Downtown Charleston combines the modern southern cuisine and accommodations north of Marion Square with the colonial beauty, walkable waterfront parks, and fresh seafood in the south. Take a stroll through the historic streets to see the picturesque Rainbow Row, a group of 13 Georgian-style homes from the 1700s and 1800s in postcard-worthy pastel colors. Tour the Old Exchange & Provost Dungeon, cool off at Joe Riley Waterfront Park, or purchase a ferry ticket to access Fort Sumter National Monument for a history lesson on the Civil War. There is no shortage of southern cuisine in the city for your chance to dine on some of the south’s best shrimp and grits, she-crab soup, and fried green tomatoes.

Day 3: Isle of Palms

On a warm, sunny day, drive 25 minutes east from Charleston to spend a day on the beautiful Isle of Palms Beach. In the summer, weekends can be particularly crowded as many Charleston locals escape the city to spend a day in the sand. There are paid parking lots nearby, but arrive early to secure a space in the peak season. Another nearby option for beachgoers is Folly Beach on Folly Island, only 20 minutes south of Charleston with a bustling pier and local seafood haunts.

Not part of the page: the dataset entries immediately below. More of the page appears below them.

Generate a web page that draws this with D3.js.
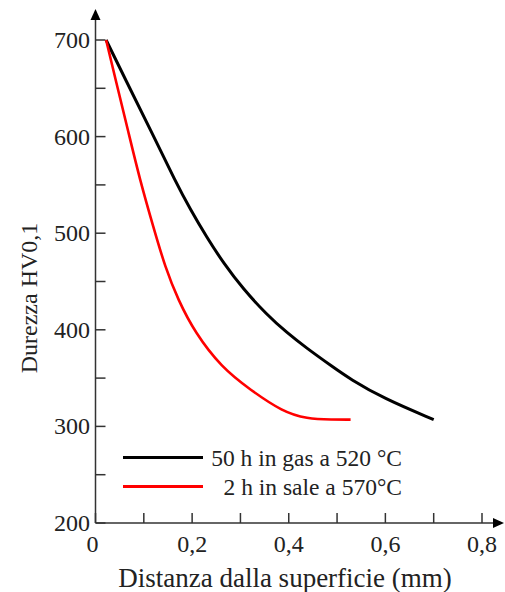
<!DOCTYPE html>
<html><head><meta charset="utf-8">
<script src="https://cdn.jsdelivr.net/npm/d3@7"></script>
<style>body{margin:0;background:#fff}svg{display:block}text{font-family:"Liberation Serif","Times New Roman",serif;fill:#222}</style>
</head><body><svg id="c" width="505" height="592"></svg>
<script>
const xTicks = [0, 0.2, 0.4, 0.6, 0.8];
const xMinor = [0.1, 0.3, 0.5, 0.7];
const yTicks = [200, 300, 400, 500, 600, 700];
const yMinor = [250, 350, 450, 550, 650];
const gasX = [0.022, 0.063, 0.114, 0.166, 0.196, 0.23, 0.265, 0.306, 0.354, 0.396, 0.437, 0.49, 0.527, 0.596, 0.70];
const gasY = [700, 658, 607, 553, 525, 496, 469, 442, 416, 397, 381, 362, 349, 329, 307];
const saltX = [0.022, 0.042, 0.067, 0.092, 0.12, 0.144, 0.171, 0.206, 0.261, 0.32, 0.388, 0.437, 0.49, 0.528];
const saltY = [700, 658, 607, 555, 506, 465, 431, 397, 361, 338, 315, 308, 307, 307];
const seriesNames = ["50 h in gas a 520 °C", "2 h in sale a 570°C"];
const seriesColors = ["#000000", "#ff0000"];
const xTitle = "Distanza dalla superficie (mm)";
const yTitle = "Durezza HV0,1";

const svg = d3.select("#c");
const x = d3.scaleLinear().domain([0, 0.8]).range([95.5, 482]);
const y = d3.scaleLinear().domain([200, 700]).range([523, 40]);
const axisCol = "#333";

// axes lines
svg.append("line").attr("x1", x(0)).attr("x2", 497).attr("y1", y(200)).attr("y2", y(200)).attr("stroke", axisCol).attr("stroke-width", 1.5);
svg.append("line").attr("x1", x(0)).attr("x2", x(0)).attr("y1", y(200)).attr("y2", 18).attr("stroke", axisCol).attr("stroke-width", 1.5);
svg.append("path").attr("d", `M${x(0)-5},20 L${x(0)},9 L${x(0)+5},20 Z`).attr("fill", "#000");
svg.append("path").attr("d", `M493,${y(200)-5} L504,${y(200)} L493,${y(200)+5} Z`).attr("fill", "#000");

// x ticks
svg.selectAll(".xt").data(xTicks.concat(xMinor)).enter().append("line")
  .attr("x1", d => x(d)).attr("x2", d => x(d)).attr("y1", y(200)).attr("y2", y(200) - 10)
  .attr("stroke", axisCol).attr("stroke-width", 1.5);
svg.selectAll(".xl").data(xTicks).enter().append("text")
  .attr("x", d => x(d) - (d === 0 ? 3 : 0)).attr("y", 552).attr("text-anchor", "middle")
  .attr("font-size", 24).text(d => d === 0 ? "0" : d3.format(".1f")(d).replace(".", ","));

// y ticks
svg.selectAll(".yt").data(yTicks.concat(yMinor)).enter().append("line")
  .attr("x1", x(0)).attr("x2", x(0) + 10).attr("y1", d => y(d)).attr("y2", d => y(d))
  .attr("stroke", axisCol).attr("stroke-width", 1.5);
svg.selectAll(".yl").data(yTicks).enter().append("text")
  .attr("x", 90).attr("y", d => y(d) + 8).attr("text-anchor", "end")
  .attr("font-size", 24).text(d => d);

// titles
svg.append("text").attr("x", 285).attr("y", 587).attr("text-anchor", "middle").attr("font-size", 27).text(xTitle);
svg.append("text").attr("transform", "translate(37,298) rotate(-90)").attr("text-anchor", "middle").attr("font-size", 24).text(yTitle);

// curves
const line = d3.line().x(d => x(d[0])).y(d => y(d[1])).curve(d3.curveBasis);
const gas = gasX.map((v, i) => [v, gasY[i]]);
const salt = saltX.map((v, i) => [v, saltY[i]]);
svg.append("path").datum(gas).attr("d", line).attr("fill", "none").attr("stroke", seriesColors[0]).attr("stroke-width", 3);
svg.append("path").datum(salt).attr("d", line).attr("fill", "none").attr("stroke", seriesColors[1]).attr("stroke-width", 2.6);

// legend
const legY = [457.5, 486.5];
seriesNames.forEach((n, i) => {
  svg.append("line").attr("x1", 123).attr("x2", 203).attr("y1", legY[i]).attr("y2", legY[i]).attr("stroke", seriesColors[i]).attr("stroke-width", 3);
  svg.append("text").attr("x", 402).attr("y", legY[i] + 8).attr("text-anchor", "end").attr("font-size", 23.5).text(n);
});
</script></body></html>
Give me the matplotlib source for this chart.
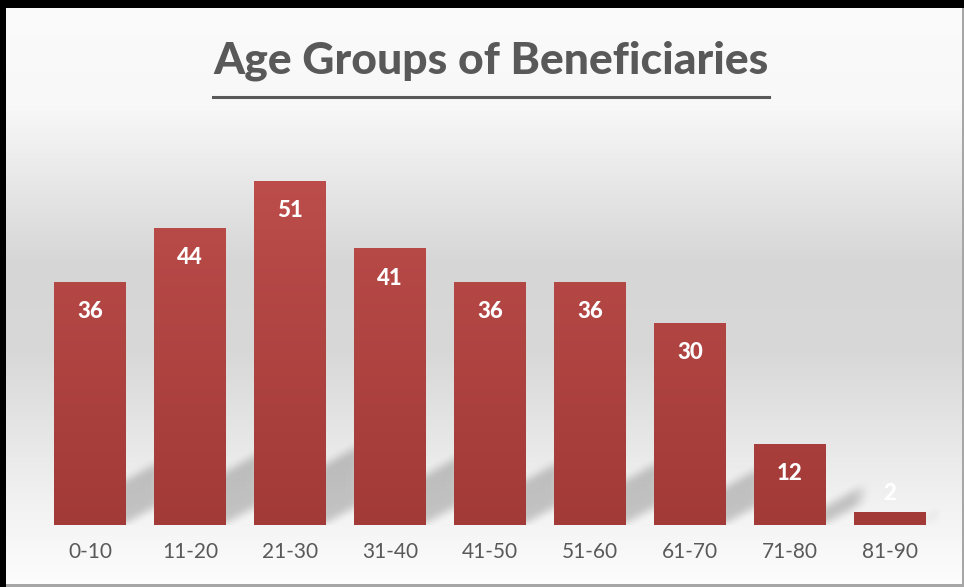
import numpy as np
import matplotlib.pyplot as plt
from matplotlib.colors import LinearSegmentedColormap
from matplotlib.patches import Rectangle

age_groups = ['0-10', '11-20', '21-30', '31-40', '41-50', '51-60', '61-70', '71-80', '81-90']
counts = [36, 44, 51, 41, 36, 36, 30, 12, 2]

plt.rcParams['font.family'] = ['Lato', 'DejaVu Sans']

W, H = 964, 587
fig = plt.figure(figsize=(W / 100, H / 100), dpi=100)

# background gradient over the whole figure
bg = fig.add_axes([0, 0, 1, 1], zorder=-10)
bg_cmap = LinearSegmentedColormap.from_list(
    'bg', [(0.0, '#fbfbfb'), (0.18, '#f8f8f8'), (0.45, '#d6d6d6'), (0.6, '#d8d8d8'), (0.85, '#f1f1f1'), (1.0, '#fdfdfd')])
grad = np.linspace(0, 1, 256).reshape(-1, 1)
bg.imshow(grad, aspect='auto', cmap=bg_cmap, extent=[0, W, H, 0])
bg.set_xlim(0, W)
bg.set_ylim(H, 0)
bg.axis('off')
# frame: heavy black on top/left, thin grey on right/bottom
bg.add_patch(Rectangle((0, 0), W, 8, color='black', lw=0))
bg.add_patch(Rectangle((0, 0), 6, H, color='black', lw=0))
bg.add_patch(Rectangle((W - 2, 8), 2, H, color='#a6a6a6', lw=0))
bg.add_patch(Rectangle((6, H - 3), W, 3, color='#a6a6a6', lw=0))

# plot area
ax_w, ax_h = 900, 405
ax = fig.add_axes([40 / W, (H - 525) / H, ax_w / W, ax_h / H])
ymax = 60
ax.set_xlim(-0.5, len(age_groups) - 0.5)
ax.set_ylim(0, ymax)
ax.patch.set_alpha(0)

x = np.arange(len(age_groups))
bar_w = 0.72
bars = ax.bar(x, counts, width=bar_w, color='none', edgecolor='none')

# soft diagonal shadows behind the bars (built in pixel space of the axes)
px_x = ax_w / len(age_groups)
px_y = ax_h / ymax
gx, gy = np.meshgrid(np.arange(ax_w) + 0.5, np.arange(ax_h) + 0.5)  # gy measured up from baseline
mask = np.zeros((ax_h, ax_w))
for xi, v in zip(x, counts):
    x1 = (xi + 0.5 + bar_w / 2) * px_x
    thick = 0.16 * v * px_y + 4
    d = gx - x1
    lower = 2 + 0.55 * d
    fade = np.clip((42 - d) / 14, 0, 1)
    inside = ((d > -20) & (gy > lower) & (gy < lower + thick)) * fade
    if v < 5:
        inside = inside * 0.3
    mask = np.maximum(mask, inside)
k = np.ones(9) / 9
for _ in range(2):
    mask = np.apply_along_axis(lambda r: np.convolve(r, k, mode='same'), 1, mask)
    mask = np.apply_along_axis(lambda c: np.convolve(c, k, mode='same'), 0, mask)
shadow = np.zeros((ax_h, ax_w, 4))
shadow[..., 3] = mask * 0.2
ax.imshow(shadow, origin='lower', aspect='auto', extent=[-0.5, len(age_groups) - 0.5, 0, ymax], zorder=1)

bar_cmap = LinearSegmentedColormap.from_list('bar', ['#a23a38', '#c0504d'])
for b in bars:
    x0, w = b.get_x(), b.get_width()
    im = ax.imshow(grad, aspect='auto', cmap=bar_cmap, origin='lower',
                   extent=[x0, x0 + w, 0, ymax], zorder=2)
    im.set_clip_path(b)

for xi, v in zip(x, counts):
    off = -30 if v * px_y > 45 else 18
    ax.annotate(str(v), (xi, v), xytext=(0, off), textcoords='offset pixels',
                ha='center', va='center', color='white', fontsize=16, fontweight='black', zorder=3)

ax.set_xticks(x)
ax.set_xticklabels(age_groups, fontsize=15, color='#595959')
ax.tick_params(axis='x', length=0, pad=12)
ax.set_yticks([])
ax.set_xlim(-0.5, len(age_groups) - 0.5)
ax.set_ylim(0, ymax)
for s in ax.spines.values():
    s.set_visible(False)

# title with underline
title = fig.text(491 / W, 1 - 61 / H, 'Age Groups of Beneficiaries', ha='center', va='center',
                 fontsize=32, fontweight='black', color='#595959')
fig.canvas.draw()
bb = title.get_window_extent()
fig.add_artist(plt.Line2D([bb.x0 / W, bb.x1 / W], [1 - 97 / H, 1 - 97 / H],
                          color='#595959', lw=2.2, transform=fig.transFigure))

fig.savefig('out.png', dpi=100)
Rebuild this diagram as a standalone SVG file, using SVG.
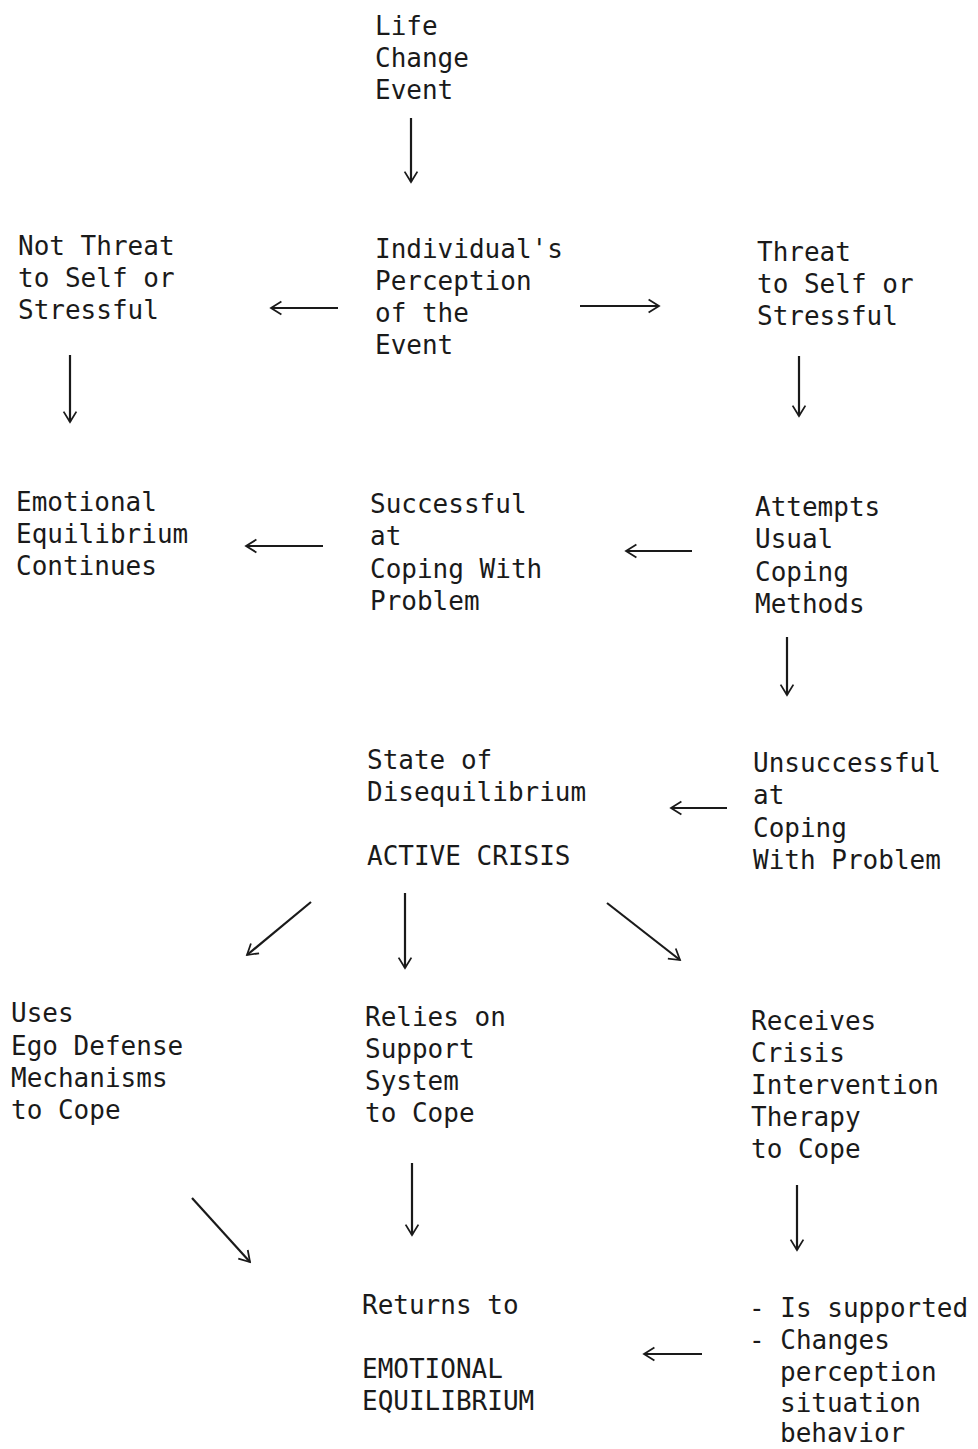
<svg xmlns="http://www.w3.org/2000/svg" width="978" height="1449" viewBox="0 0 978 1449">
<style>
text{font-family:"DejaVu Sans Mono","Liberation Mono",monospace;font-size:26px;fill:#1a1a1a}
.c line{stroke:#1a1a1a;stroke-width:2.2;fill:none;marker-end:url(#ah)}
</style>
<defs>
<marker id="ah" viewBox="0 0 20 20" refX="18" refY="10" markerWidth="16" markerHeight="16" markerUnits="userSpaceOnUse" orient="auto">
<path d="M5,2 L18,10 L5,18" fill="none" stroke="#1a1a1a" stroke-width="2.2"/>
</marker>
</defs>
<rect width="978" height="1449" fill="#fff"/>
<g id="life"><text x="375" y="35">Life</text><text x="375" y="67">Change</text><text x="375" y="99">Event</text></g>
<g id="notthreat"><text x="18" y="255">Not Threat</text><text x="18" y="287">to Self or</text><text x="18" y="319">Stressful</text></g>
<g id="perception"><text x="375" y="258">Individual's</text><text x="375" y="290">Perception</text><text x="375" y="322">of the</text><text x="375" y="354">Event</text></g>
<g id="threat"><text x="757" y="261">Threat</text><text x="757" y="293">to Self or</text><text x="757" y="325">Stressful</text></g>
<g id="emotional"><text x="16" y="511">Emotional</text><text x="16" y="543">Equilibrium</text><text x="16" y="575">Continues</text></g>
<g id="successful"><text x="370" y="513">Successful</text><text x="370" y="545">at</text><text x="370" y="578">Coping With</text><text x="370" y="610">Problem</text></g>
<g id="attempts"><text x="755" y="516">Attempts</text><text x="755" y="548">Usual</text><text x="755" y="581">Coping</text><text x="755" y="613">Methods</text></g>
<g id="state"><text x="367" y="769">State of</text><text x="367" y="801">Disequilibrium</text><text x="367" y="865">ACTIVE CRISIS</text></g>
<g id="unsuccessful"><text x="753" y="772">Unsuccessful</text><text x="753" y="804">at</text><text x="753" y="837">Coping</text><text x="753" y="869">With Problem</text></g>
<g id="ego"><text x="11" y="1022">Uses</text><text x="11" y="1055">Ego Defense</text><text x="11" y="1087">Mechanisms</text><text x="11" y="1119">to Cope</text></g>
<g id="relies"><text x="365" y="1026">Relies on</text><text x="365" y="1058">Support</text><text x="365" y="1090">System</text><text x="365" y="1122">to Cope</text></g>
<g id="receives"><text x="751" y="1030">Receives</text><text x="751" y="1062">Crisis</text><text x="751" y="1094">Intervention</text><text x="751" y="1126">Therapy</text><text x="751" y="1158">to Cope</text></g>
<g id="returns"><text x="362" y="1314">Returns to</text><text x="362" y="1378">EMOTIONAL</text><text x="362" y="1410">EQUILIBRIUM</text></g>
<g id="supported"><text x="749" y="1317">- Is supported</text><text x="749" y="1349">- Changes</text><text x="780" y="1381">perception</text><text x="780" y="1412">situation</text><text x="780" y="1442">behavior</text></g>
<g class="c" id="connectors">
<line x1="411" y1="118" x2="411" y2="182"/>
<line x1="338" y1="308" x2="271" y2="308"/>
<line x1="580" y1="306" x2="659" y2="306"/>
<line x1="70" y1="355" x2="70" y2="422"/>
<line x1="799" y1="356" x2="799" y2="416"/>
<line x1="323" y1="546" x2="246" y2="546"/>
<line x1="692" y1="551" x2="626" y2="551"/>
<line x1="787" y1="637" x2="787" y2="695"/>
<line x1="727" y1="808" x2="671" y2="808"/>
<line x1="311" y1="902" x2="247" y2="955"/>
<line x1="405" y1="893" x2="405" y2="968"/>
<line x1="607" y1="903" x2="680" y2="960"/>
<line x1="192" y1="1198" x2="250" y2="1262"/>
<line x1="412" y1="1163" x2="412" y2="1235"/>
<line x1="797" y1="1185" x2="797" y2="1250"/>
<line x1="702" y1="1354" x2="644" y2="1354"/>
</g>
</svg>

Day 4: Murrells Inlet & Huntington Beach State Park

Spend your fourth day along coastal South Carolina by spotting wildlife and walking along the marshes of Murrells Inlet. Although Huntington Beach State Park is a lengthy 90-minute drive north of Charleston, it’s a must-see for nature-lovers and those seeking a less crowded beach experience for an affordable daily access fee. Depending on the time of day, Huntington Beach State Park is a prime location for alligator sightings, turtles, coastal birds, and a less-frequented beach. Many visitors reserve campsites months in advance to spend time at Huntington Beach State Park (my parents do this annually), with delicious eateries such as Dead Dog Saloon and River City Cafe nearby in marshy Murrells Inlet.

Day 5: Magnolia Plantation and Gardens

Take in more of Charleston’s natural beauty by visiting a slice of pre-Revolutionary War history at Magnolia Plantation and Gardens. An inland family-friendly activity, Magnolia Plantation and Gardens is reportedly Charleston’s most visited plantation, with tram and boat rides, a historic garden walk, a zoo and nature center, a charming cafe, and historical tours of the grounds, such as the “From Slavery to Freedom” tour of former slave dwellings that are now dedicated to educating visitors on African-American history. Although all tickets must be purchased onsite, prices are affordable and more information can be found at www.magnoliaplantation.com.

Day 6: Edisto Beach State Park

Another must-see state park is Edisto Beach State Park, only an hour south of the city center. One of the most popular attractions at Edisto is the beautiful Botany Bay Heritage Preserve. Known for its wetlands and Driftwood Beach, Edisto’s coastal beauty is a photographer’s dream. Search for sea turtles or walk through acres of driftwood along the beach to collect seashells. Another popular camping spot, Edisto Beach State Park carries only a fraction of the crowds that Folly Beach and Isle of Palms Beach inherit, with a more pristine, untouched feel to its stretches of sand and wetlands. Close to the Welcome Center are also a few dining options, such as SeaCow Eatery serving breakfast, lunch, and dinner.

Day 7: Say goodbye

The beauty of a getaway within driving distance is the freedom you have on your last day to depart at your leisure. Spend a few hours eating a nice breakfast before driving home, or spend even longer on a local beach as you head out. I highly suggest that those flying out of CHS find the time to squeeze in one last house-made biscuit from one of the many breakfast spots in downtown before heading to the airport.